Three million illegal votes for Trump? It’s a wack-job idea.
By Victor Landa, NewsTaco (1.5 minute read)
President Trump told a bipartisan group of legislators in Washington on Tuesday that he lost the popular vote to Hillary Clinton because three million people voted illegally.
The media’s knee-jerk response was a distraction: stories about Trump’s ego and how he can’t stand the fact that he lost to Hillary or that he’s an unpopular president.
And while they were taking shots at his ego Trump ordered an investigation into voter fraud.
This is his Tweet on the matter:
Voting rights proponents see this investigation as opening a door to strengthen voter ID laws because the definition of fraud can be tweaked to include voters who are registered in several places. We’re a mobile community, so the fact that there are voters registered in several cities or states is not a matter of fraud but a matter of voter-roll upkeep.

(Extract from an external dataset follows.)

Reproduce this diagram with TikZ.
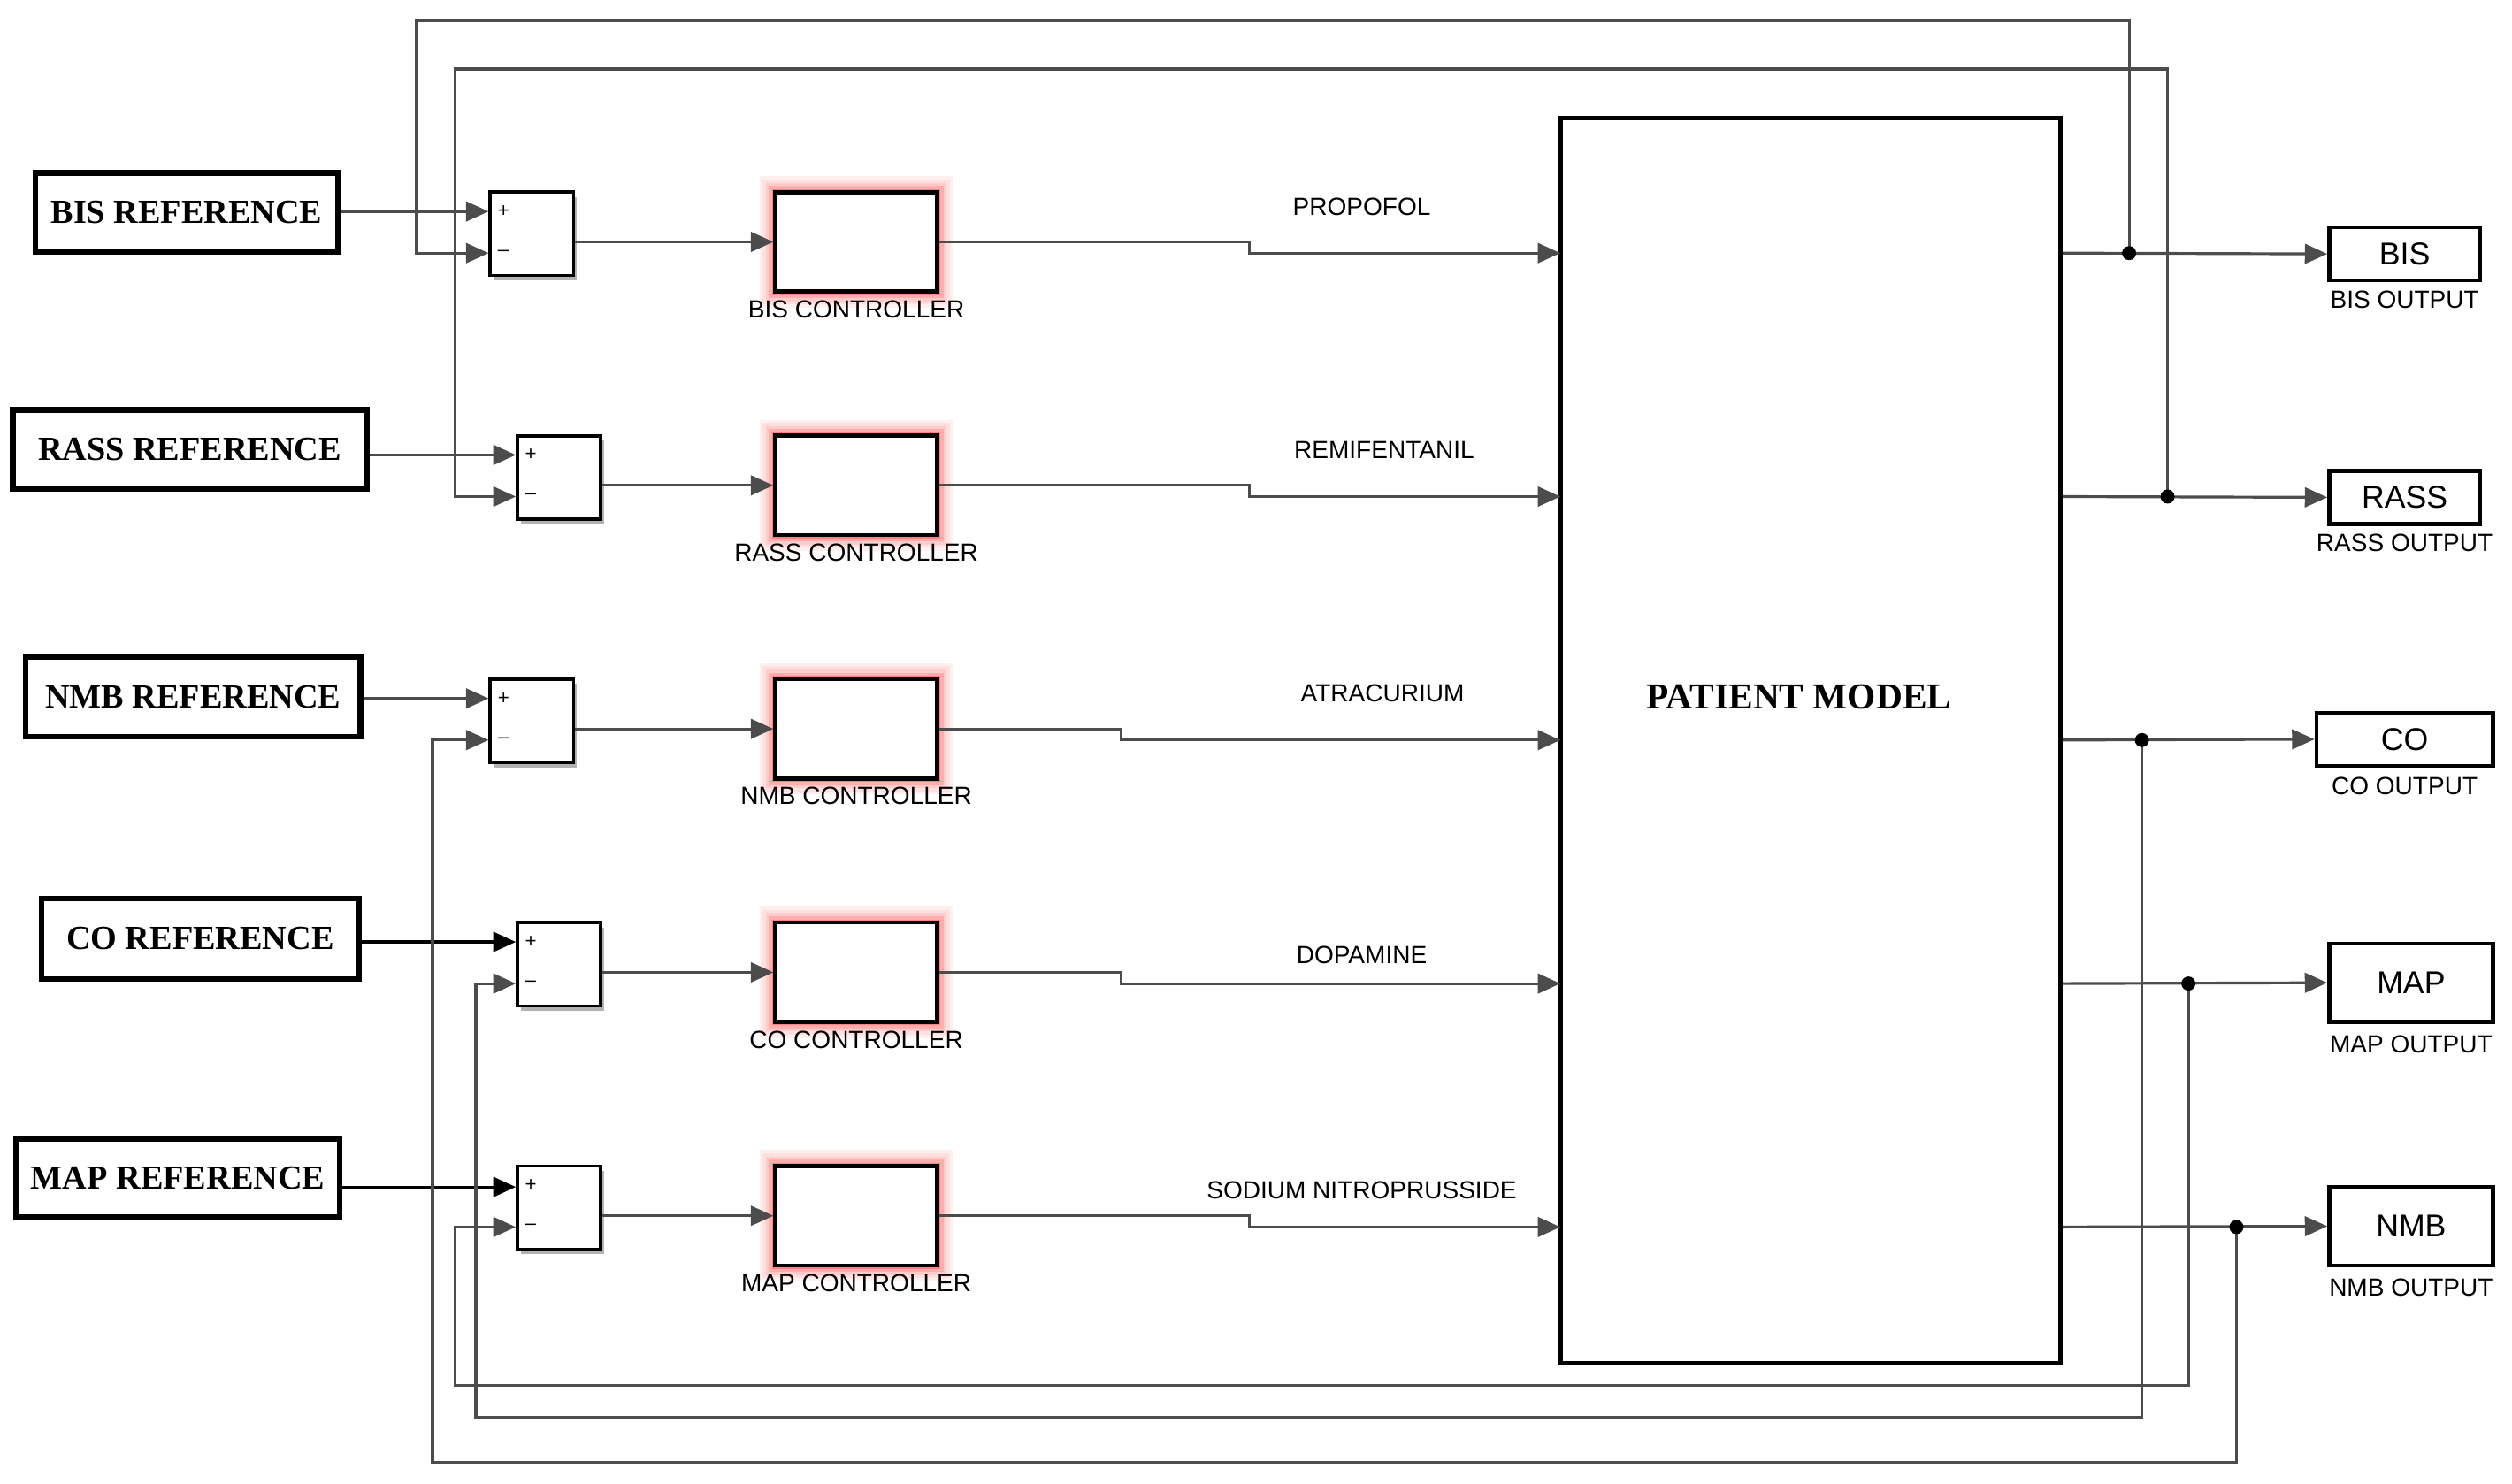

I have a daughter who is registered to vote in three cities in two states, because she’s lived in those places and the local elections administrators still have her on the rolls. But she only votes in one. She could be pegged as an illegal voter even though having multiple registrations is not against the law – voting in multiple places in the same election is.
Unless, Trump is referring to undocumented immigrants voting in a U.S. presidential election. In which case, the thought of 3 million undocumented people conspiring to vote is a monumental wack-job idea. There isn’t an elegant way to say it because it’s an inelegant thought.
Trump’s voter fraud investigation, which could count a large, mobile voter pool as fraudulent voters, could serve as evidence for the need for stricter voter ID laws. And that’s the danger of this thing.